Я рад за Дмитрия Новикова, но лично у меня уже не тот возраст, чтобы так просто порадоваться за новое течение и отделаться банальным призывом «пусть цветут все цветы». Проблема, повторяю, сложнее и щепетильнее. Культура не существует сама по себе. Она встроена в общие тенденции развития страны.
А в России сейчас соперничают две тенденции, каждая из которых не только сильна, но и оправданна, потому что в каждой есть правда – центробежная и центростремительная. При этом самый плохой выход – это если одна тенденция окончательно подавит другую. В этой энергетической точке, собственно, и находится вся Россия, и важно, чтобы эти «+» и «-» вырабатывали нужный электрический ток, а не энергию подавления и разрушения. Это задача не только политики, но людей культуры.
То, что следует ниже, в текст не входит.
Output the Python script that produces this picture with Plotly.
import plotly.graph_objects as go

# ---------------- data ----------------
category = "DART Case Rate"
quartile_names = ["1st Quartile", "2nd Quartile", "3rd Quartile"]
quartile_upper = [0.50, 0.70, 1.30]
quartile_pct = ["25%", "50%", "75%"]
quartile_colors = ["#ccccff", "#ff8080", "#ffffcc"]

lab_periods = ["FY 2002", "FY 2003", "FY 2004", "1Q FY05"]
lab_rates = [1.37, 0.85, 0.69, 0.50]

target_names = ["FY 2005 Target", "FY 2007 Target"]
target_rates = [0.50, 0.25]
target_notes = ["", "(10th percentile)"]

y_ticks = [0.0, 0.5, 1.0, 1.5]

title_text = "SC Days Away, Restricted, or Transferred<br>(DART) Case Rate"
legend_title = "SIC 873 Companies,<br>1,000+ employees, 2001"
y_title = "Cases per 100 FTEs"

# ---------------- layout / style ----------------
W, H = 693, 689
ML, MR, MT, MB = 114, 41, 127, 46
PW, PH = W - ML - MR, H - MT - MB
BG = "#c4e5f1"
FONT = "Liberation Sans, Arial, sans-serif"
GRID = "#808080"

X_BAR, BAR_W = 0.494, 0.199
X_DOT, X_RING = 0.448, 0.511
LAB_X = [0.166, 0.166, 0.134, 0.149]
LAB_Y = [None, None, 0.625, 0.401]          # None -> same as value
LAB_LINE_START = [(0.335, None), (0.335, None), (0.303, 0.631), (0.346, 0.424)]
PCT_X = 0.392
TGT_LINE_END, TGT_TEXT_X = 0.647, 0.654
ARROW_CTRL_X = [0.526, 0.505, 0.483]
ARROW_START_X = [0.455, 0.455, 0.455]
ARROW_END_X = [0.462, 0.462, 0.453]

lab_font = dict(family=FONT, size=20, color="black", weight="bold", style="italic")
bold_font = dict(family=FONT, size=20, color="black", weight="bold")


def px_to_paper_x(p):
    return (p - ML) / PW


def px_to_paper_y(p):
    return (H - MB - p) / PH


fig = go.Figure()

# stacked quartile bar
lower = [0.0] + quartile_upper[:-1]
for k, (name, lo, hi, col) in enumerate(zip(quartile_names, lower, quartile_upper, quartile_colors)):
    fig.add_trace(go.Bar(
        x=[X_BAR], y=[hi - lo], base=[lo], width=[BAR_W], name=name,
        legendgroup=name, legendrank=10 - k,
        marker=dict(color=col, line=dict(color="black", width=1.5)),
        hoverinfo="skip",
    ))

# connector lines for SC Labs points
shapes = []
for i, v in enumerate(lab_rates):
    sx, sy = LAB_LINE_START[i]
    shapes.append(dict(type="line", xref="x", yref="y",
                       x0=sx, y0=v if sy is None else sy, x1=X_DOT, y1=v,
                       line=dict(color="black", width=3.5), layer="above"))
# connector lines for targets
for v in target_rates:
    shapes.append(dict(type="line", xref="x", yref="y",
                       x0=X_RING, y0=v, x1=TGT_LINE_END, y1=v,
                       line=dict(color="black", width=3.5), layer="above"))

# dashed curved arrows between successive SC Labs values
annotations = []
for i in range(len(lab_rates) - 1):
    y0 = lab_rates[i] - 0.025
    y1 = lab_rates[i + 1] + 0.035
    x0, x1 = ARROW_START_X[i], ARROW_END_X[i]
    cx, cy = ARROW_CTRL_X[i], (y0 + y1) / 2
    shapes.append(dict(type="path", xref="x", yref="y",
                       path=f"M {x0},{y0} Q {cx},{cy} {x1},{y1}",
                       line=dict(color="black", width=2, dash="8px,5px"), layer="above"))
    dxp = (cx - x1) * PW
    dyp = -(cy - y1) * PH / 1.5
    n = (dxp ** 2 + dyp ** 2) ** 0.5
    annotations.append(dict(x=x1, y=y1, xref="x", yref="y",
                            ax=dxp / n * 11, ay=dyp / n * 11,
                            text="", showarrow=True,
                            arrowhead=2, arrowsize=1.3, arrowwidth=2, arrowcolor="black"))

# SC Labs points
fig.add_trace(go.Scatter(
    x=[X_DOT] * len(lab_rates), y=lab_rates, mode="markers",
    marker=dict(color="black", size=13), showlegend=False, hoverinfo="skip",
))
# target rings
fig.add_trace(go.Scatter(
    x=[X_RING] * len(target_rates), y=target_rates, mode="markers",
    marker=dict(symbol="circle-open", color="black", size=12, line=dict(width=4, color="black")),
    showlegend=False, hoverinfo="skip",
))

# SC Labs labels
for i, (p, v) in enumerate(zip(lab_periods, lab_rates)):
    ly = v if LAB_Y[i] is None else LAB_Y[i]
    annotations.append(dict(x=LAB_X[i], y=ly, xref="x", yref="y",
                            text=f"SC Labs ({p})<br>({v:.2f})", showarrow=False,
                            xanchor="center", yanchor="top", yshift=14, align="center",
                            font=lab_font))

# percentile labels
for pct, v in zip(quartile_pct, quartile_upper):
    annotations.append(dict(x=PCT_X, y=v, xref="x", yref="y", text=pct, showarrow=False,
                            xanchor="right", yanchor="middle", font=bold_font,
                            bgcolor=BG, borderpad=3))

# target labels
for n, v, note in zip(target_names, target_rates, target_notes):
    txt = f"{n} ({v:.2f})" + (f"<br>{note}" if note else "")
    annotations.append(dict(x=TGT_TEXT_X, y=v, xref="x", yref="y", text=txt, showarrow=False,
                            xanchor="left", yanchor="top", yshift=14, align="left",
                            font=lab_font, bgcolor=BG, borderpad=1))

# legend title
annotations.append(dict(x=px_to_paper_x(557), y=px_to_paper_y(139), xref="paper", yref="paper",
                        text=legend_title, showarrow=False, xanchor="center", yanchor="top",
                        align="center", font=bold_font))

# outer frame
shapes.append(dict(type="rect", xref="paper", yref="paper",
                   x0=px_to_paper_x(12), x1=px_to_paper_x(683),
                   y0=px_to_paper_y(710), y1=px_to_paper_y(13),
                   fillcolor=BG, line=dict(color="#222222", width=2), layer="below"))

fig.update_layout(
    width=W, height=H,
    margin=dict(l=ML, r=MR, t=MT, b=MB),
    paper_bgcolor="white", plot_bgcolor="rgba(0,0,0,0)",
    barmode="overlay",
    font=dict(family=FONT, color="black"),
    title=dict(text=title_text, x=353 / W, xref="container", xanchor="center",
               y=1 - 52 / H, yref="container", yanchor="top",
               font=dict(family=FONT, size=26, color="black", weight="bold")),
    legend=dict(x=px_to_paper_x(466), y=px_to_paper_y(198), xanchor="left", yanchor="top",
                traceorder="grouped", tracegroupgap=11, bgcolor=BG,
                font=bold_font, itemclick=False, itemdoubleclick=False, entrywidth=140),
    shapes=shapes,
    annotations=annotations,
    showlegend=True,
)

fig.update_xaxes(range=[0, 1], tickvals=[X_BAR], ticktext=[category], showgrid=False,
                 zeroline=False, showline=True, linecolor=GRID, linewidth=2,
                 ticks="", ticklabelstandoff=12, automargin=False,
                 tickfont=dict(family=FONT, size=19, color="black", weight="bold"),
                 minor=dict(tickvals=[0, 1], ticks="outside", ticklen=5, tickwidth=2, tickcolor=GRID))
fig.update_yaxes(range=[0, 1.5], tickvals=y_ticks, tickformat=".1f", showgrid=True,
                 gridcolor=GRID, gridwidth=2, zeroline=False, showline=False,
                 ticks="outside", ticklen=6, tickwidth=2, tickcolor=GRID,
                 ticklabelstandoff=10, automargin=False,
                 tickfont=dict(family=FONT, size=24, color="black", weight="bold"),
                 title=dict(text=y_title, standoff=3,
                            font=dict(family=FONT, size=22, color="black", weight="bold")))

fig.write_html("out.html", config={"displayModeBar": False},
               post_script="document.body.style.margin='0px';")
«В Москве часто удивляются тому, что творческие, талантливые люди могут жить где-то еще. Это неприятно, – говорит Ирина Мамаева. – Московские писатели пишут о том, что они знают, о Москве. Это обычно какие-то офисные работники со своими проблемами: кофе стоил 500 рублей, а теперь стал 650… Меня иногда спрашивают: “Это правда, что есть такие лесные поселки, что люди так живут? Да такого не бывает!” Почему же не бывает?»
Ирина, я живу в Москве, но не пью кофе ни за 500, ни за 650 рублей. И я знаю, что есть лесные поселки, и там тоже живут люди. И если вы знаете о них больше, то расскажите мне, я буду благодарен.
Дима (это я уже к Новикову обращаюсь), мы все так или иначе качаемся на люстре. Причем – на одной. И висит эта люстра очень и очень ненадежно.